Lighter versions satisfy your cravings for fewer calories
By Elaine Magee, MPH, RD
WebMD Weight Loss Clinic - Expert Column

Piping-hot macaroni and cheese with a crunchy golden-brown crust; chewy, gooey chocolate-chip cookies warm from the oven; or a big mound of fluffy white mashed potatoes with a pool of melted butter dripping down the side -- who doesn't like comfort food?

Comfort foods soothe and nurture us, but they usually come with a steep nutritional price tag: They're generally high in fat, saturated fat, calories, and, sometimes, sugar.

So is the answer to simply resist comforting ourselves with these foods we crave? Not if you listen to Rebecca Reeves, DrPH, RD, an obesity researcher at Baylor College of Medicine.

"I do not believe we should deny ourselves these foods which we have emotional attachments to," says Reeves. "If we do deprive ourselves, we'll just want to eat more and more."

Instead, Reeves suggests that we indulge in our comfort foods in moderation -- especially when these foods are high in calories and fat.

2 Ways Comfort Foods Help

Can any good come from eating comfort foods? You bet! There are at least two ways in which comfort foods can actually help your body:

  • Many popular comfort foods offer significant nutritional value, especially when they've been made over to be lower in fat and sugar and higher in fiber and other important nutrients. Healthful comfort food options include higher-fiber breads, lean meats, and stews and casseroles containing vegetables.
  • One study found some evidence that comfort foods really do function as stress reducers. Researchers at the University of California at San Francisco subjected rats to chronic stress over a few days and discovered that these rats preferred to eat sugar and fat to ordinary chow. (Who knew that rats would want the same types of foods when they're stressed out that we do!) And when the rats ate sugar and fat, their brains produced less stress-related hormones.

"However, comfort foods are addictive," notes one of the UCSF researchers, Mary Dallman, PhD. "And if eating them becomes a habit after the stress is over, then there is a downside, because these extra calories are primarily directed into the unhealthy abdominal fat pads."
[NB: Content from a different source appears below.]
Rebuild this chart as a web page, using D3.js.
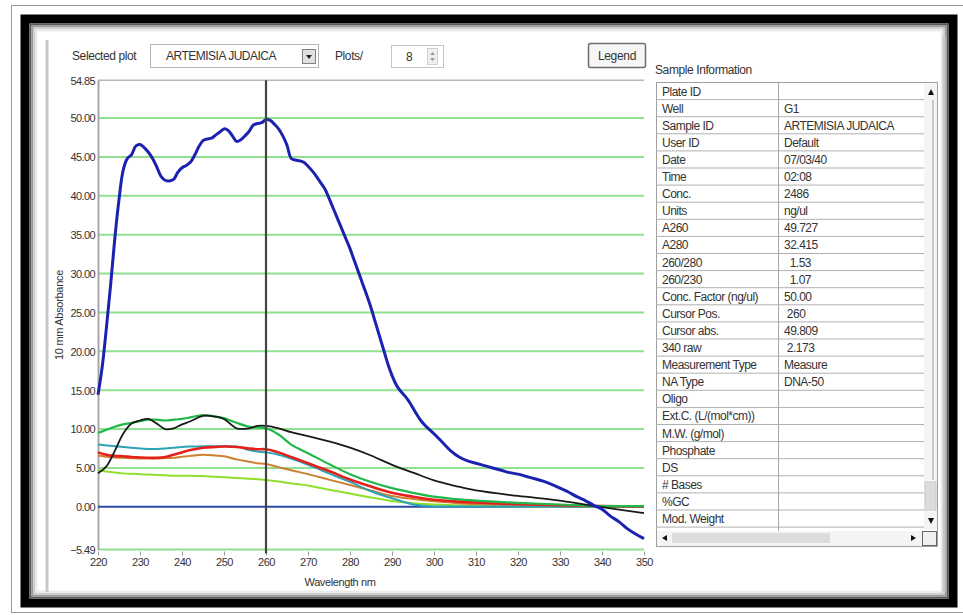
<!DOCTYPE html>
<html>
<head>
<meta charset="utf-8">
<script src="https://cdn.jsdelivr.net/npm/d3@7"></script>
<style>
  body { margin: 0; background: #fff; }
  svg text { font-family: "Liberation Sans", Arial, sans-serif; fill: #333; }
</style>
</head>
<body>
<script>
// Spectrum data (wavelength nm / absorbance)
const blueNm = [220,221,222,223,224,225,226,227,228,229,230,231,232,233,234,235,236,237,238,239,240,241,242,243,244,245,246,247,248,249,250,251,252,253,254,255,256,257,258,259,260,261,262,263,264,265,266,267,268,269,270,271,272,273,274,275,276,277,278,279,280,281,282,283,284,285,286,287,288,289,290,291,292,293,294,295,296,297,298,299,300,302,304,306,308,310,312,314,316,318,320,322,324,326,328,330,332,334,336,338,340,342,344,346,348,350];
const blueAbs = [14.4,18,23,28.5,34.5,39.5,43.3,44.8,45.3,46.4,46.6,46.2,45.6,44.8,43.7,42.5,42.0,41.9,42.1,43.0,43.6,43.9,44.3,45.2,46.3,47.1,47.3,47.4,47.8,48.2,48.6,48.4,47.7,47.0,47.2,47.7,48.3,49.1,49.3,49.4,49.8,49.7,49.2,48.6,47.7,46.5,44.8,44.6,44.5,44.3,43.8,43.2,42.5,41.7,40.9,39.7,38.4,37.1,35.8,34.5,33.2,31.7,30.2,28.7,27.2,25.6,23.8,22.0,20.2,18.4,16.9,15.7,14.9,14.3,13.6,12.7,11.8,11.0,10.4,9.9,9.4,8.3,7.2,6.4,5.9,5.6,5.3,5.0,4.7,4.4,4.2,3.9,3.6,3.3,2.9,2.4,1.9,1.3,0.8,0.2,-0.3,-1.2,-1.9,-2.8,-3.5,-4.1];

const nm = [220,222,224,226,228,230,232,234,236,238,240,242,245,248,250,253,256,258,260,263,266,270,275,280,285,290,295,300,305,310,320,330,340,350];
const blackAbs  = [4.3,5.2,7.2,9.4,10.7,11.1,11.3,10.7,10.0,10.1,10.6,11.0,11.7,11.6,11.3,10.1,10.1,10.4,10.4,10.1,9.6,9.1,8.4,7.6,6.6,5.4,4.4,3.4,2.7,2.1,1.4,0.8,-0.05,-0.8];
const greenAbs  = [9.5,9.9,10.3,10.6,10.8,11.0,11.2,11.2,11.1,11.2,11.3,11.5,11.8,11.6,11.4,10.8,10.3,10.2,10.1,9.3,8.0,6.9,5.5,4.2,3.2,2.4,1.8,1.3,1.0,0.8,0.5,0.3,0.1,0.1];
const tealAbs   = [8.0,7.9,7.8,7.7,7.6,7.5,7.45,7.45,7.5,7.6,7.7,7.75,7.8,7.8,7.8,7.75,7.3,7.1,7.0,6.7,6.2,5.4,4.3,3.2,2.0,1.1,0.3,0.05,0.05,0.05,0.05,0.05,0.05,0.05];
const redAbs    = [7.0,6.7,6.55,6.5,6.4,6.35,6.3,6.3,6.4,6.7,7.0,7.3,7.6,7.7,7.75,7.7,7.5,7.4,7.4,7.0,6.4,5.6,4.6,3.5,2.6,1.8,1.3,0.9,0.7,0.55,0.35,0.2,0.1,0.05];
const orangeAbs = [6.6,6.45,6.35,6.3,6.25,6.2,6.2,6.2,6.25,6.3,6.45,6.55,6.7,6.6,6.5,6.1,5.8,5.6,5.5,5.1,4.7,4.2,3.5,2.8,2.1,1.4,1.0,0.7,0.5,0.35,0.2,0.1,0.05,0.05];
const limeAbs   = [4.7,4.55,4.4,4.3,4.25,4.2,4.15,4.1,4.05,4.0,4.0,4.0,3.95,3.85,3.8,3.7,3.6,3.55,3.45,3.25,3.0,2.75,2.2,1.7,1.2,0.75,0.45,0.3,0.2,0.1,0.05,0.05,0.05,0.05];
const navyAbs   = nm.map(() => 0);

const yTicks = [-5.49,0,5,10,15,20,25,30,35,40,45,50,54.85];
const xTicks = [220,230,240,250,260,270,280,290,300,310,320,330,340,350];
const cursorNm = 260;

const infoLabels = ["Plate ID","Well","Sample ID","User ID","Date","Time","Conc.","Units","A260","A280","260/280","260/230","Conc. Factor (ng/ul)","Cursor Pos.","Cursor abs.","340 raw","Measurement Type","NA Type","Oligo","Ext.C. (L/(mol*cm))","M.W. (g/mol)","Phosphate","DS","# Bases","%GC","Mod. Weight"];
const infoValues = ["","G1","ARTEMISIA JUDAICA","Default","07/03/40","02:08","2486","ng/ul","49.727","32.415","  1.53","  1.07","50.00"," 260","49.809"," 2.173","Measure","DNA-50","","","","","","","",""];

const W = 963, H = 615;
const svg = d3.select("body").append("svg").attr("width", W).attr("height", H);

// ---- window frame
svg.append("rect").attr("x", 11.5).attr("y", 5.5).attr("width", 960).attr("height", 607)
  .attr("fill", "none").attr("stroke", "#9a9a9a");
svg.append("rect").attr("x", 25).attr("y", 19).attr("width", 928).attr("height", 584)
  .attr("fill", "none").attr("stroke", "#000").attr("stroke-width", 9);
// soft shadow just inside the black border
[["#5a5a5a", 30.5], ["#9a9a9a", 32.5], ["#cfcfcf", 34.5], ["#ebebeb", 36.5]].forEach((s, i) => {
  const inset = 1 + i * 2;
  svg.append("rect").attr("x", 29.5 + inset).attr("y", 23.5 + inset)
    .attr("width", 919 - 2 * inset).attr("height", 575 - 2 * inset)
    .attr("fill", "none").attr("stroke", s[0]).attr("stroke-width", 2);
});
svg.append("line").attr("x1", 47).attr("x2", 47).attr("y1", 40).attr("y2", 592)
  .attr("stroke", "#c8c8c8").attr("stroke-width", 3);
svg.append("line").attr("x1", 944).attr("x2", 944).attr("y1", 36).attr("y2", 592)
  .attr("stroke", "#c8c8c8").attr("stroke-width", 3);

// ---- top controls
svg.append("text").attr("x", 72).attr("y", 60).attr("font-size", 12).attr("letter-spacing", -0.4).text("Selected plot");
svg.append("rect").attr("x", 150.5).attr("y", 44.5).attr("width", 168).attr("height", 23)
  .attr("fill", "#fff").attr("stroke", "#b4b4b4");
svg.append("text").attr("x", 166).attr("y", 60).attr("font-size", 12).attr("letter-spacing", -0.5).text("ARTEMISIA JUDAICA");
svg.append("rect").attr("x", 302.5).attr("y", 49.5).attr("width", 13).attr("height", 14)
  .attr("fill", "#e0e0e0").attr("stroke", "#808080");
svg.append("path").attr("d", "M306,55 L312,55 L309,59 Z").attr("fill", "#222");
svg.append("text").attr("x", 335).attr("y", 60).attr("font-size", 12).attr("letter-spacing", -0.4).text("Plots/");
svg.append("rect").attr("x", 391.5).attr("y", 45.5).attr("width", 52).attr("height", 22)
  .attr("fill", "#fff").attr("stroke", "#c4c4c4");
svg.append("text").attr("x", 406).attr("y", 61).attr("font-size", 12).text("8");
svg.append("rect").attr("x", 427.5).attr("y", 48.5).attr("width", 10).attr("height", 16)
  .attr("fill", "#f0f0f0").attr("stroke", "#d0d0d0");
svg.append("path").attr("d", "M430,55 L435,55 L432.5,52 Z M430,58 L435,58 L432.5,61 Z").attr("fill", "#999");
svg.append("rect").attr("x", 588.5).attr("y", 43.5).attr("width", 57).attr("height", 24).attr("rx", 2)
  .attr("fill", "#f6f6f6").attr("stroke", "#6e6e6e").attr("stroke-width", 1.5);
svg.append("text").attr("x", 617).attr("y", 60).attr("text-anchor", "middle").attr("font-size", 12)
  .attr("letter-spacing", -0.3).text("Legend");

// ---- chart
const x = d3.scaleLinear().domain([220, 350]).range([98, 644]);
const y = d3.scaleLinear().domain([-5.49, 54.85]).range([549.5, 80.3]);

// grid lines
svg.append("g").selectAll("line")
  .data(yTicks.filter(v => v !== 0 && v !== 54.85))
  .join("line")
  .attr("x1", x(220)).attr("x2", x(350))
  .attr("y1", d => y(d)).attr("y2", d => y(d))
  .attr("stroke", "#8fe08f").attr("stroke-width", 2);

// top border of plot
svg.append("line").attr("x1", x(220)).attr("x2", x(350)).attr("y1", y(54.85)).attr("y2", y(54.85))
  .attr("stroke", "#b8b8b8").attr("stroke-width", 1.5);

const yAxis = svg.append("g").attr("transform", `translate(${x(220)},0)`)
  .call(d3.axisLeft(y).tickValues(yTicks).tickFormat(d3.format(".2f")).tickSize(0).tickPadding(3));
yAxis.select(".domain").attr("stroke", "#a8a8a8").attr("stroke-width", 2);
yAxis.selectAll("text").attr("font-size", 11).attr("letter-spacing", -0.6).attr("fill", "#333").attr("dy", "0.35em");

const xAxis = svg.append("g").attr("transform", `translate(0,${y(-5.49) + 2})`)
  .call(d3.axisBottom(x).tickValues(xTicks).tickFormat(d3.format("d")).tickSize(4).tickPadding(3));
xAxis.select(".domain").remove();
xAxis.selectAll("line").attr("stroke", "#999");
xAxis.selectAll("text").attr("font-size", 11).attr("letter-spacing", -0.5).attr("fill", "#333");

svg.append("text").attr("x", 340).attr("y", 586).attr("text-anchor", "middle").attr("font-size", 11)
  .attr("letter-spacing", -0.4).text("Wavelength nm");
svg.append("text").attr("transform", "translate(63,315) rotate(-90)").attr("text-anchor", "middle")
  .attr("font-size", 11).attr("letter-spacing", -0.3).text("10 mm Absorbance");

// series
const line = d3.line().x(d => x(d[0])).y(d => y(d[1])).curve(d3.curveCatmullRom);
const series = [
  { vals: navyAbs, color: "#2a4aa8", w: 2 },
  { vals: limeAbs, color: "#8ee02a", w: 2 },
  { vals: orangeAbs, color: "#cd7f32", w: 2 },
  { vals: tealAbs, color: "#2aa3b5", w: 2 },
  { vals: redAbs, color: "#e4201c", w: 2.6 },
  { vals: greenAbs, color: "#20b84a", w: 2.2 },
  { vals: blackAbs, color: "#1a1a1a", w: 1.8 }
];
svg.append("g").selectAll("path")
  .data(series)
  .join("path")
  .attr("fill", "none")
  .attr("stroke", d => d.color)
  .attr("stroke-width", d => d.w)
  .attr("d", d => line(nm.map((n, i) => [n, d.vals[i]])));

svg.append("path")
  .attr("fill", "none").attr("stroke", "#1c22b0").attr("stroke-width", 3)
  .attr("d", line(blueNm.map((n, i) => [n, blueAbs[i]])));

// cursor
svg.append("line").attr("x1", x(cursorNm)).attr("x2", x(cursorNm))
  .attr("y1", y(54.85)).attr("y2", y(-5.49) + 4)
  .attr("stroke", "#444").attr("stroke-width", 2.2);

// ---- sample information table
svg.append("text").attr("x", 655).attr("y", 74).attr("font-size", 12).attr("letter-spacing", -0.4).text("Sample Information");
const tX = 656, tY = 82.5, rowH = 17.1, colX = 778, tRight = 924;
svg.append("rect").attr("x", tX + 0.5).attr("y", tY).attr("width", 281).attr("height", 464)
  .attr("fill", "#fff").attr("stroke", "#a0a0a0");
const rows = svg.append("g");
infoLabels.forEach((lab, i) => {
  const ry = tY + i * rowH;
  rows.append("line").attr("x1", tX).attr("x2", tRight).attr("y1", ry + rowH).attr("y2", ry + rowH)
    .attr("stroke", "#b0b0b0");
  rows.append("text").attr("x", tX + 6).attr("y", ry + 13).attr("font-size", 12)
    .attr("letter-spacing", -0.5).text(lab);
  rows.append("text").attr("x", colX + 6).attr("y", ry + 13).attr("font-size", 12)
    .attr("letter-spacing", -0.5).style("white-space", "pre").text(infoValues[i]);
});
rows.append("line").attr("x1", colX + 0.5).attr("x2", colX + 0.5).attr("y1", tY).attr("y2", 531)
  .attr("stroke", "#a8a8a8");
// vertical scrollbar
svg.append("rect").attr("x", tRight).attr("y", tY + 1).attr("width", 13).attr("height", 446).attr("fill", "#f4f4f4");
svg.append("line").attr("x1", tRight + 9).attr("x2", tRight + 9).attr("y1", 100).attr("y2", 480).attr("stroke", "#c8c8c8").attr("stroke-width", 2);
svg.append("rect").attr("x", tRight + 1).attr("y", 482).attr("width", 11).attr("height", 28).attr("fill", "#dcdcdc").attr("stroke", "#c8c8c8");
svg.append("path").attr("d", `M${tRight + 4},95 L${tRight + 10},95 L${tRight + 7},89 Z`).attr("fill", "#111");
svg.append("path").attr("d", `M${tRight + 4},518 L${tRight + 10},518 L${tRight + 7},524 Z`).attr("fill", "#111");
// horizontal scrollbar
svg.append("rect").attr("x", tX + 1).attr("y", 531).attr("width", 280).attr("height", 15).attr("fill", "#f4f4f4");
svg.append("rect").attr("x", 672).attr("y", 533).attr("width", 158).attr("height", 10).attr("fill", "#dcdcdc");
svg.append("path").attr("d", "M662,538 L667,535 L667,541 Z").attr("fill", "#111");
svg.append("path").attr("d", "M916,538 L911,535 L911,541 Z").attr("fill", "#111");
svg.append("rect").attr("x", 922.5).attr("y", 531.5).attr("width", 14).attr("height", 14)
  .attr("fill", "#f0f0f0").attr("stroke", "#666");
</script>
</body>
</html>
Sound like anyone you know?

4 Ways to Enjoy Comfort Food Without Guilt

It is possible to comfort yourself without consuming all those extra calories and fat. Here are four tips for enjoying comfort food without doing a number on your diet:

  • Whenever possible, prepare a version of your comfort food that's lower in calories, fat, sodium, and sugar. (I've written a new cookbook, Comfort Food Makeovers, that's full of these nutritionally fine-tuned recipes; look for it at your favorite online bookstore.)
  • Eat your comfort food when you're truly hungry, and stop eating when you're comfortable -- not stuffed.
  • To make it less likely that you're eating for emotional reasons, enjoy your comfort food as part of a regular meal and not as a snack eaten on impulse.
  • Pump up the nutritional volume on your savory comfort foods by adding vegetables or beans when possible. For sweet comfort foods, add more fruit, decrease the sugar (or use half sugar substitute), reduce the fat ingredient down a third or so, and switch half of the flour to whole wheat when you can.